Actually, the series has plenty of intriguing romance, human struggles, teen puppy-love and other staples of fiction. But there’s an underlying current: megachurches – supposedly symbolizing successful Christianity – are frauds.
Lots of real-life evidence supports this claim. Here are some notorious examples:
Evangelist Bill Hybels was forced to leave his 24,000-member Willow Creek Community Church in Illinois after several women accused him of sex abuses.
Evangelist Ted Haggard ranted against all sorts of sex at his 14,000-member New Life Church in Colorado – and became president of the National Association of Evangelicals, visiting President George W. Bush in the White House. Then he was caught in gay sex and driven out.
Evangelist Bill Gothard of the Gothard Institute of Basic Life Principles drew up to 10,000 at weeklong “religious right” seminars – but he was dethroned when 34 women accused him of crude sexual affronts.
Evangelist Tony Alamo toured in giant revivals – until he was sentenced to 175 years in prison for child rape and other sex crimes.
Evangelist Bob Coy led a huge Fort Lauderdale church with 25,000 members – visited by President George W. Bush – but he resigned in disgrace after admitting numerous sex messes.
Evangelist Jim Bakker ruled the enormous PTL Club in the Carolinas – until he was accused of rape and sentenced to 45 years in prison for accounting fraud.
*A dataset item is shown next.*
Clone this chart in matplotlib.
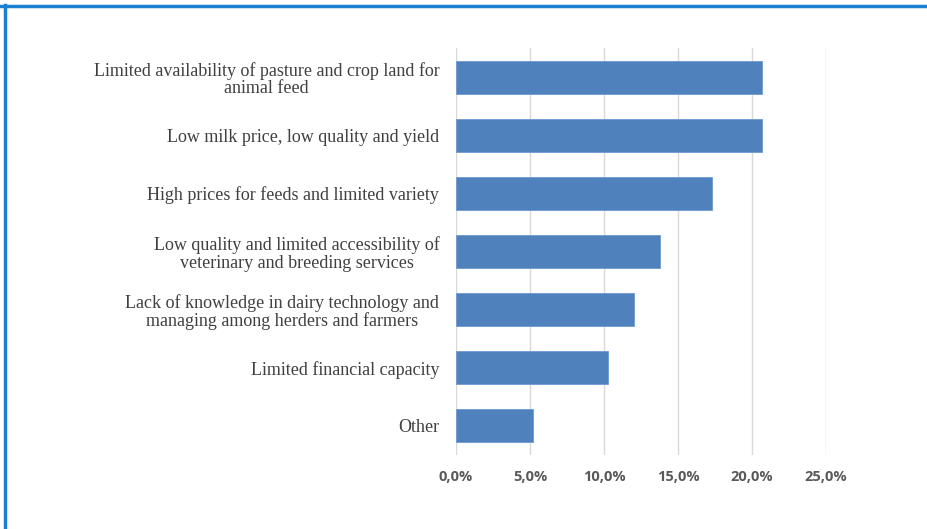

Evangelist Dave Reynolds of the large Cornerstone Bible Fellowship in Arkansas was wiped out by 70 counts of child pornography.
Evangelist Jon Petersen of World Ambassadors pleaded guilty to embezzling nearly all of his church’s money “to pay for a sex addiction.”
Evangelist Mario Leyva toured in southern revivals – then was sent to prison for sodomizing multitudes of underage boys.
On and on it goes. Literally hundreds of megachurch scandals fill the news. Jay Michaelson of The Daily Beast once counted many culprits, including: Josh Duggar, Bishop Eddie Long, George Rekers, John Paulk, Jimmy Swaggart, Marvin Gorman, Jack Schaap, David Loveless, Grant Storms, Isaac Hunter, Larry Durant, Sam Hinn, Paul Barnes, Lonnie Latham, Earl Paulk, Paul Barnes, Joe Barron, Michael Hintz and Todd Bentley.
Last year, the Southern Baptist Convention identified 400 ministers and church leaders convicted of sex crimes in the past decade. A “Black-Collar Crimes” registry maintained by the Freedom From Religion Foundation contains thousands of entries.
Not all these scandals involve megachurches. However, the big spectacle houses of worship – supposedly representing a triumph of religion – especially constitute a cesspool.